The trilogy is a strong story with a fair ending. The shorts that they do now involving the characters are great because even though there is no overreaching plot, we see the characters become involved in scenarios that work within a six or seven minute time frame. A Halloween special will be released next month. The problem? A fourth movie. True, this is a rumor but I hope that the idea of a fourth thing means the Halloween special. There is nothing more that can be done on a large scale for the Toy Story universe. As a kid, I didn’t care about the story, I just wanted more things with the characters I liked. Now, I can tell when I’ve had enough of something and will leave it be, even if it means it was something I liked.

Then there’s the joke that a franchise just won’t die. I’ve seen jokes made when Rocky was popular that it would continue for many, many years. I actually have an ad for a VCR that said in 2007 A.D. (that’s how it was printed) I would watch Rocky XVI or something like that. Underneath, it showed the VCR I would watch it on. Of course, the Rocky franchise has stopped since then with less installments than what was theorized. But even then, the idea for an exhaustive franchise still stays with us today. It’s not a bad thing necessarily; look at James Bond and Star Trek. The number of films reaches into the double digits and for the most part are still successful in telling a story that people want to see continue. On the other hand (let’s see how I can say this), the horror genre seems to do quite well with creating new ways to “end” the terror. Or, if you look at direct-to-video, how long is it until time begins in The Land Before Time? Wait, I can’t measure that in time if it doesn’t exist yet.

How many movies do you consider to be enough for a solid franchise? For me, it’s two or three at most before it starts to become a real commitment. What about you?

Failing to Finish a Franchise




I feel like I’m a bad moviegoer because I usually do not finish watching all of the entries in a series. The only one I can recall that I’ve seen all the way would be the Toy Story trilogy. I can’t claim Star Wars since they’re still making more. The question I ask myself is how come?

The first thing that comes to mind is how invested I was in the previous entries. Most of the time, I cringe upon hearing that a sequel is in the works for a movie that I didn’t care for. Problem is, I usually haven’t seen the movie in the first place and make my judgement based on reviews. But when it’s a movie that I did see and liked, I wonder how well it will do once it is released and when it does, I’ll see it, like Pixar’s latest outing (not Planes). That way, I will have walked the walk and can talk the talk.

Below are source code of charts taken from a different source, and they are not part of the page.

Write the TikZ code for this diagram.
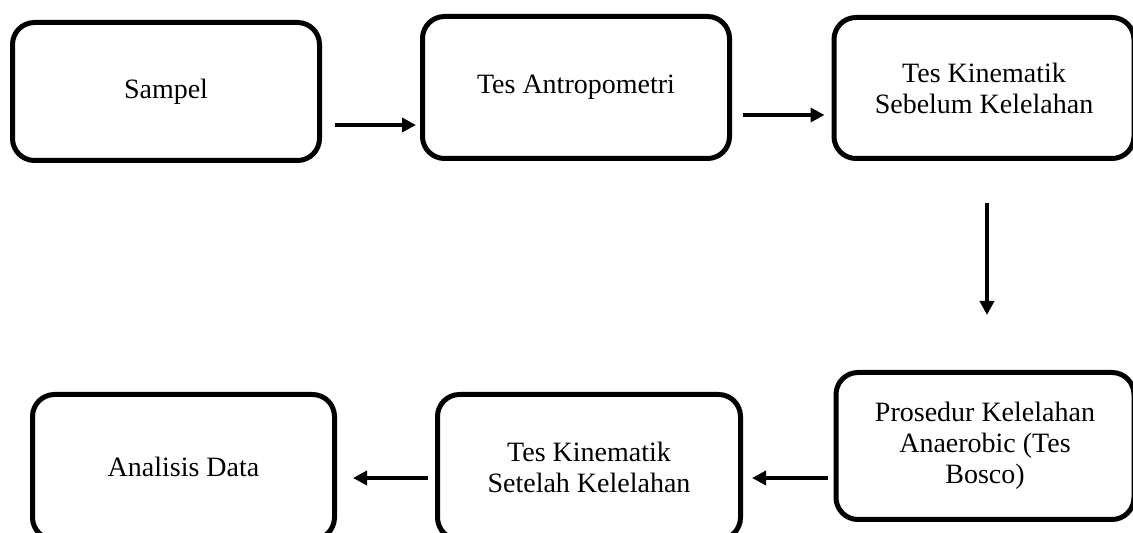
\documentclass[tikz,border=0pt]{standalone}
\usepackage{fontspec}
\setmainfont{Liberation Serif}
\usepackage{tikz}
\usetikzlibrary{positioning, arrows.meta}

\begin{document}
\begin{tikzpicture}[x=1pt, y=1pt,
        stepbox/.style={draw, line width=5pt, rounded corners=22pt, align=center,
            font=\fontsize{28}{31}\selectfont},
        flow/.style={line width=4.5pt, -{Triangle[length=14pt, width=14pt]}}]
            \clip (0, 0) rectangle (1133, 533);
            % top row
            \node[stepbox, minimum width=307pt, minimum height=138pt] (sampel) at (166, 441.5) {Sampel};
            \node[stepbox, minimum width=307pt, minimum height=142pt] (antro) at (576, 445.5) {Tes Antropometri};
            \node[stepbox, minimum width=300pt, minimum height=141pt] (sebelum) at (984, 445) {Tes Kinematik\\Sebelum Kelelahan};
            % bottom row
            \node[stepbox, minimum width=298pt, minimum height=147pt] (prosedur) at (985, 87) {Prosedur Kelelahan\\Anaerobic (Tes\\Bosco)};
            \node[stepbox, minimum width=303pt, minimum height=145pt] (setelah) at (589, 66) {Tes Kinematik\\Setelah Kelelahan};
            \node[stepbox, minimum width=302pt, minimum height=145pt] (analisis) at (183.5, 66) {Analisis Data};
            % connectors
            \draw[flow] ([xshift=13pt, yshift=-33.5pt]sampel.east) -- ([xshift=-4pt, yshift=-37.5pt]antro.west);
            \draw[flow] ([xshift=11pt, yshift=-27.5pt]antro.east) -- ([xshift=-7pt, yshift=-27pt]sebelum.west);
            \draw[flow] ([xshift=3pt, yshift=-42pt]sebelum.south) -- ([xshift=2pt, yshift=55pt]prosedur.north);
            \draw[flow] ([xshift=-6pt, yshift=-32pt]prosedur.west) -- ([xshift=9pt, yshift=-11pt]setelah.east);
            \draw[flow] ([xshift=-7pt, yshift=-11pt]setelah.west) -- ([xshift=16pt, yshift=-11pt]analisis.east);
        \end{tikzpicture}
\end{document}
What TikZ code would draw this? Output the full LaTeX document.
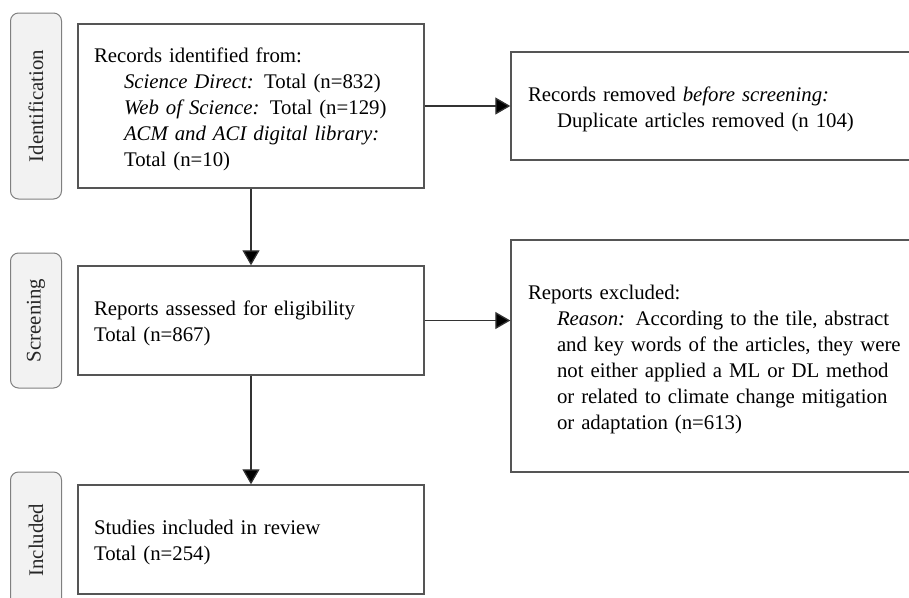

The second reason is that when I ask people how far I should watch in a series, they’ll tell me to stop at a certain point, usually before the end of the series. I’m sure they have good judgement but how do I know that I should stop at that point and not continue? I don’t. It would seem fair to at least watch all of the entries before I can make an informed judgement, even if one of the entries is widely hated.

The third reason is the number of entries and how long they last. I’ve only seen the first LOTR movie and that took some time to get through. Same with The Godfather, The Terminator, and Alien. The Bond series will take maybe a month or two depending on my schedule. What do all of these have in common? They have a sequel as an entry in the 1001 Movies book, meaning I need to continue the series. I’ve seen at least the first entry in all of the aforementioned series but I had a hard time staying invested in the movie. Because of that, I’m worried that I’ll have the same problem in the later entries.

What exactly am I supposed to do about it? I could try to force myself to watch even if I stop caring halfway though but that’s the worst thing I can do and have done. I don’t want to stop or walk out of the movie because I feel like that’s giving up. I try to make each viewing a learning experience whether through how it was filmed or how it could have been fixed or why it won so many awards. This applies to movies that I have disliked, even some Best Picture winners.

It’s a vicious cycle that I am trying to resolve but haven’t had much success. Any suggestions on how to fix it? Or do you have a series that for some reason you can’t finish?